The correction operates at the cost of a handful of reverse-time migrations, in contrast to full non-amortized VI which carries orders-of-magnitude higher computational cost.

7. Scalability, Dimensionality, and Future Directions

Physics-based distribution alignment faces unique scalability bottlenecks. Quadratic complexity in sample-based optimal transport (as in BDP) limits utility to moderate dimensionality, while architectures employing flow-matching, information-geometric descent, or deep surrogates ameliorate these issues for higher-dimensional or structured data.

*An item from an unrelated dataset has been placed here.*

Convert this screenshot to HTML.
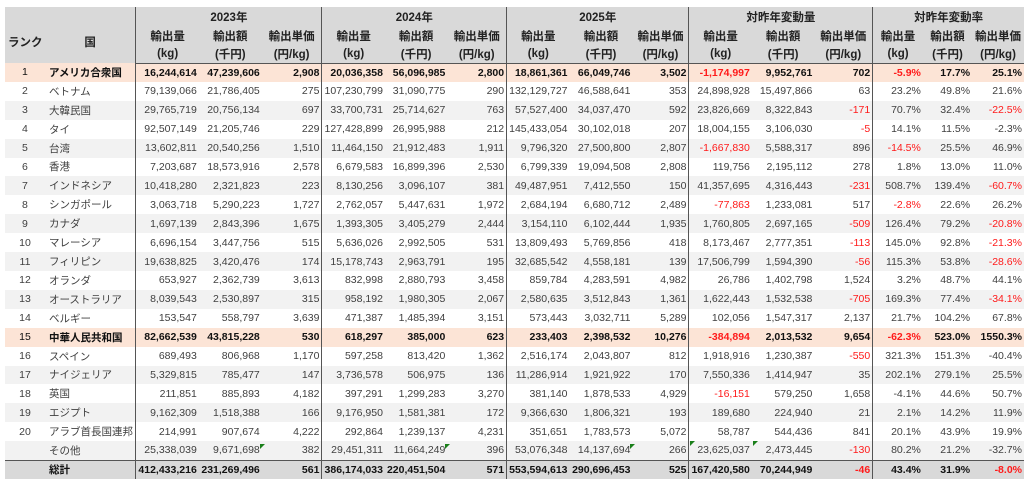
<!DOCTYPE html>
<html><head><meta charset="utf-8">
<style>
body{margin:0;background:#fff;width:1024px;height:483px;overflow:hidden;font-family:"Liberation Sans","Noto Sans CJK JP",sans-serif;}
table{position:absolute;left:5px;top:7px;border-collapse:collapse;table-layout:fixed;font-size:10.5px;color:#404040;}
td,th{padding:0 2px;white-space:nowrap;overflow:visible;box-sizing:border-box;}
thead th{background:#d9d9d9;color:#222;font-weight:bold;text-align:center;font-size:11.5px;}
tbody td{height:18.92px;text-align:right;}
tbody td.r{text-align:center;}
tbody td.c{text-align:left;padding-left:4px;}
tr.g td{background:#f2f2f2}
tr.h td{background:#fce4d6;color:#111;font-weight:bold}
tr.h td.r{font-weight:normal}
tr.t td{background:#d9d9d9;color:#111;font-weight:bold;border-top:1.5px solid #555}
thead tr:last-child th{border-bottom:1.5px solid #555}
.b{border-left:1.5px solid #555}
.n{color:#ff1a1a!important}
.tri{position:relative}
.tri:after{content:"";position:absolute;right:-5px;top:0;border-top:5px solid #1a7f1a;border-right:5px solid transparent}
.tl:before{content:"";position:absolute;left:1px;top:0;border-top:5px solid #1a7f1a;border-right:5px solid transparent}
</style></head><body>
<table>
<colgroup><col style="width:40px"><col style="width:91px">
<col style="width:62px"><col style="width:63px"><col style="width:61px">
<col style="width:63px"><col style="width:58px"><col style="width:60px">
<col style="width:62px"><col style="width:63px"><col style="width:57px">
<col style="width:60px"><col style="width:63px"><col style="width:59px">
<col style="width:51px"><col style="width:50px"><col style="width:52px"></colgroup>
<thead>
<tr style="height:20px"><th rowspan="3" style="text-align:left;padding-left:3px;padding-top:14px">ランク</th><th rowspan="3" style="padding-top:14px">国</th>
<th colspan="3" class="b">2023年</th><th colspan="3" class="b">2024年</th><th colspan="3" class="b">2025年</th><th colspan="3" class="b">対昨年変動量</th><th colspan="3" class="b">対昨年変動率</th></tr>
<tr style="height:18px"><th class="b">輸出量</th><th>輸出額</th><th>輸出単価</th><th class="b">輸出量</th><th>輸出額</th><th>輸出単価</th><th class="b">輸出量</th><th>輸出額</th><th>輸出単価</th><th class="b">輸出量</th><th>輸出額</th><th>輸出単価</th><th class="b">輸出量</th><th>輸出額</th><th>輸出単価</th></tr>
<tr style="height:18px"><th class="b">(kg)</th><th>(千円)</th><th>(円/kg)</th><th class="b">(kg)</th><th>(千円)</th><th>(円/kg)</th><th class="b">(kg)</th><th>(千円)</th><th>(円/kg)</th><th class="b">(kg)</th><th>(千円)</th><th>(円/kg)</th><th class="b">(kg)</th><th>(千円)</th><th>(円/kg)</th></tr>
</thead>
<tbody>
<tr class="h"><td class="r">1</td><td class="c">アメリカ合衆国</td><td class="b">16,244,614</td><td>47,239,606</td><td>2,908</td><td class="b">20,036,358</td><td>56,096,985</td><td>2,800</td><td class="b">18,861,361</td><td>66,049,746</td><td>3,502</td><td class="b n">-1,174,997</td><td>9,952,761</td><td>702</td><td class="b n">-5.9%</td><td>17.7%</td><td>25.1%</td></tr>
<tr><td class="r">2</td><td class="c">ベトナム</td><td class="b">79,139,066</td><td>21,786,405</td><td>275</td><td class="b">107,230,799</td><td>31,090,775</td><td>290</td><td class="b">132,129,727</td><td>46,588,641</td><td>353</td><td class="b">24,898,928</td><td>15,497,866</td><td>63</td><td class="b">23.2%</td><td>49.8%</td><td>21.6%</td></tr>
<tr class="g"><td class="r">3</td><td class="c">大韓民国</td><td class="b">29,765,719</td><td>20,756,134</td><td>697</td><td class="b">33,700,731</td><td>25,714,627</td><td>763</td><td class="b">57,527,400</td><td>34,037,470</td><td>592</td><td class="b">23,826,669</td><td>8,322,843</td><td class="n">-171</td><td class="b">70.7%</td><td>32.4%</td><td class="n">-22.5%</td></tr>
<tr><td class="r">4</td><td class="c">タイ</td><td class="b">92,507,149</td><td>21,205,746</td><td>229</td><td class="b">127,428,899</td><td>26,995,988</td><td>212</td><td class="b">145,433,054</td><td>30,102,018</td><td>207</td><td class="b">18,004,155</td><td>3,106,030</td><td class="n">-5</td><td class="b">14.1%</td><td>11.5%</td><td>-2.3%</td></tr>
<tr class="g"><td class="r">5</td><td class="c">台湾</td><td class="b">13,602,811</td><td>20,540,256</td><td>1,510</td><td class="b">11,464,150</td><td>21,912,483</td><td>1,911</td><td class="b">9,796,320</td><td>27,500,800</td><td>2,807</td><td class="b n">-1,667,830</td><td>5,588,317</td><td>896</td><td class="b n">-14.5%</td><td>25.5%</td><td>46.9%</td></tr>
<tr><td class="r">6</td><td class="c">香港</td><td class="b">7,203,687</td><td>18,573,916</td><td>2,578</td><td class="b">6,679,583</td><td>16,899,396</td><td>2,530</td><td class="b">6,799,339</td><td>19,094,508</td><td>2,808</td><td class="b">119,756</td><td>2,195,112</td><td>278</td><td class="b">1.8%</td><td>13.0%</td><td>11.0%</td></tr>
<tr class="g"><td class="r">7</td><td class="c">インドネシア</td><td class="b">10,418,280</td><td>2,321,823</td><td>223</td><td class="b">8,130,256</td><td>3,096,107</td><td>381</td><td class="b">49,487,951</td><td>7,412,550</td><td>150</td><td class="b">41,357,695</td><td>4,316,443</td><td class="n">-231</td><td class="b">508.7%</td><td>139.4%</td><td class="n">-60.7%</td></tr>
<tr><td class="r">8</td><td class="c">シンガポール</td><td class="b">3,063,718</td><td>5,290,223</td><td>1,727</td><td class="b">2,762,057</td><td>5,447,631</td><td>1,972</td><td class="b">2,684,194</td><td>6,680,712</td><td>2,489</td><td class="b n">-77,863</td><td>1,233,081</td><td>517</td><td class="b n">-2.8%</td><td>22.6%</td><td>26.2%</td></tr>
<tr class="g"><td class="r">9</td><td class="c">カナダ</td><td class="b">1,697,139</td><td>2,843,396</td><td>1,675</td><td class="b">1,393,305</td><td>3,405,279</td><td>2,444</td><td class="b">3,154,110</td><td>6,102,444</td><td>1,935</td><td class="b">1,760,805</td><td>2,697,165</td><td class="n">-509</td><td class="b">126.4%</td><td>79.2%</td><td class="n">-20.8%</td></tr>
<tr><td class="r">10</td><td class="c">マレーシア</td><td class="b">6,696,154</td><td>3,447,756</td><td>515</td><td class="b">5,636,026</td><td>2,992,505</td><td>531</td><td class="b">13,809,493</td><td>5,769,856</td><td>418</td><td class="b">8,173,467</td><td>2,777,351</td><td class="n">-113</td><td class="b">145.0%</td><td>92.8%</td><td class="n">-21.3%</td></tr>
<tr class="g"><td class="r">11</td><td class="c">フィリピン</td><td class="b">19,638,825</td><td>3,420,476</td><td>174</td><td class="b">15,178,743</td><td>2,963,791</td><td>195</td><td class="b">32,685,542</td><td>4,558,181</td><td>139</td><td class="b">17,506,799</td><td>1,594,390</td><td class="n">-56</td><td class="b">115.3%</td><td>53.8%</td><td class="n">-28.6%</td></tr>
<tr><td class="r">12</td><td class="c">オランダ</td><td class="b">653,927</td><td>2,362,739</td><td>3,613</td><td class="b">832,998</td><td>2,880,793</td><td>3,458</td><td class="b">859,784</td><td>4,283,591</td><td>4,982</td><td class="b">26,786</td><td>1,402,798</td><td>1,524</td><td class="b">3.2%</td><td>48.7%</td><td>44.1%</td></tr>
<tr class="g"><td class="r">13</td><td class="c">オーストラリア</td><td class="b">8,039,543</td><td>2,530,897</td><td>315</td><td class="b">958,192</td><td>1,980,305</td><td>2,067</td><td class="b">2,580,635</td><td>3,512,843</td><td>1,361</td><td class="b">1,622,443</td><td>1,532,538</td><td class="n">-705</td><td class="b">169.3%</td><td>77.4%</td><td class="n">-34.1%</td></tr>
<tr><td class="r">14</td><td class="c">ベルギー</td><td class="b">153,547</td><td>558,797</td><td>3,639</td><td class="b">471,387</td><td>1,485,394</td><td>3,151</td><td class="b">573,443</td><td>3,032,711</td><td>5,289</td><td class="b">102,056</td><td>1,547,317</td><td>2,137</td><td class="b">21.7%</td><td>104.2%</td><td>67.8%</td></tr>
<tr class="h"><td class="r">15</td><td class="c">中華人民共和国</td><td class="b">82,662,539</td><td>43,815,228</td><td>530</td><td class="b">618,297</td><td>385,000</td><td>623</td><td class="b">233,403</td><td>2,398,532</td><td>10,276</td><td class="b n">-384,894</td><td>2,013,532</td><td>9,654</td><td class="b n">-62.3%</td><td>523.0%</td><td>1550.3%</td></tr>
<tr><td class="r">16</td><td class="c">スペイン</td><td class="b">689,493</td><td>806,968</td><td>1,170</td><td class="b">597,258</td><td>813,420</td><td>1,362</td><td class="b">2,516,174</td><td>2,043,807</td><td>812</td><td class="b">1,918,916</td><td>1,230,387</td><td class="n">-550</td><td class="b">321.3%</td><td>151.3%</td><td>-40.4%</td></tr>
<tr class="g"><td class="r">17</td><td class="c">ナイジェリア</td><td class="b">5,329,815</td><td>785,477</td><td>147</td><td class="b">3,736,578</td><td>506,975</td><td>136</td><td class="b">11,286,914</td><td>1,921,922</td><td>170</td><td class="b">7,550,336</td><td>1,414,947</td><td>35</td><td class="b">202.1%</td><td>279.1%</td><td>25.5%</td></tr>
<tr><td class="r">18</td><td class="c">英国</td><td class="b">211,851</td><td>885,893</td><td>4,182</td><td class="b">397,291</td><td>1,299,283</td><td>3,270</td><td class="b">381,140</td><td>1,878,533</td><td>4,929</td><td class="b n">-16,151</td><td>579,250</td><td>1,658</td><td class="b">-4.1%</td><td>44.6%</td><td>50.7%</td></tr>
<tr class="g"><td class="r">19</td><td class="c">エジプト</td><td class="b">9,162,309</td><td>1,518,388</td><td>166</td><td class="b">9,176,950</td><td>1,581,381</td><td>172</td><td class="b">9,366,630</td><td>1,806,321</td><td>193</td><td class="b">189,680</td><td>224,940</td><td>21</td><td class="b">2.1%</td><td>14.2%</td><td>11.9%</td></tr>
<tr><td class="r">20</td><td class="c">アラブ首長国連邦</td><td class="b">214,991</td><td>907,674</td><td>4,222</td><td class="b">292,864</td><td>1,239,137</td><td>4,231</td><td class="b">351,651</td><td>1,783,573</td><td>5,072</td><td class="b">58,787</td><td>544,436</td><td>841</td><td class="b">20.1%</td><td>43.9%</td><td>19.9%</td></tr>
<tr class="g"><td class="r"></td><td class="c">その他</td><td class="b">25,338,039</td><td><span class="tri">9,671,698</span></td><td>382</td><td class="b">29,451,311</td><td><span class="tri">11,664,249</span></td><td>396</td><td class="b">53,076,348</td><td><span class="tri">14,137,694</span></td><td>266</td><td class="b tri tl">23,625,037</td><td style="position:relative" class="tl">2,473,445</td><td class="n">-130</td><td class="b">80.2%</td><td>21.2%</td><td>-32.7%</td></tr>
<tr class="t"><td class="r"></td><td class="c">総計</td><td class="b">412,433,216</td><td>231,269,496</td><td>561</td><td class="b">386,174,033</td><td>220,451,504</td><td>571</td><td class="b">553,594,613</td><td>290,696,453</td><td>525</td><td class="b">167,420,580</td><td>70,244,949</td><td class="n">-46</td><td class="b">43.4%</td><td>31.9%</td><td class="n">-8.0%</td></tr>
</tbody></table>
</body></html>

Potential remedy strategies include:

Entropic OT solvers (e.g., Sinkhorn) and low-rank coupling approximations
Sliced-Wasserstein or random-projection alignment for high-dimensional supports
Hierarchical coupling or multiscale matching
Physics-informed neural operators that integrate known PDE structure to reduce empirical sample complexity

Across domains—bio-physical modeling, wireless communication, robotic navigation, geophysical inference, and molecular dynamics—physics-based distribution alignment continues to provide robustness, interpretability, and efficiency not achievable with generic deep learning methods alone. The unifying theme is alignment that is grounded in, and varies adaptively with, the underlying physics of the data-generating process.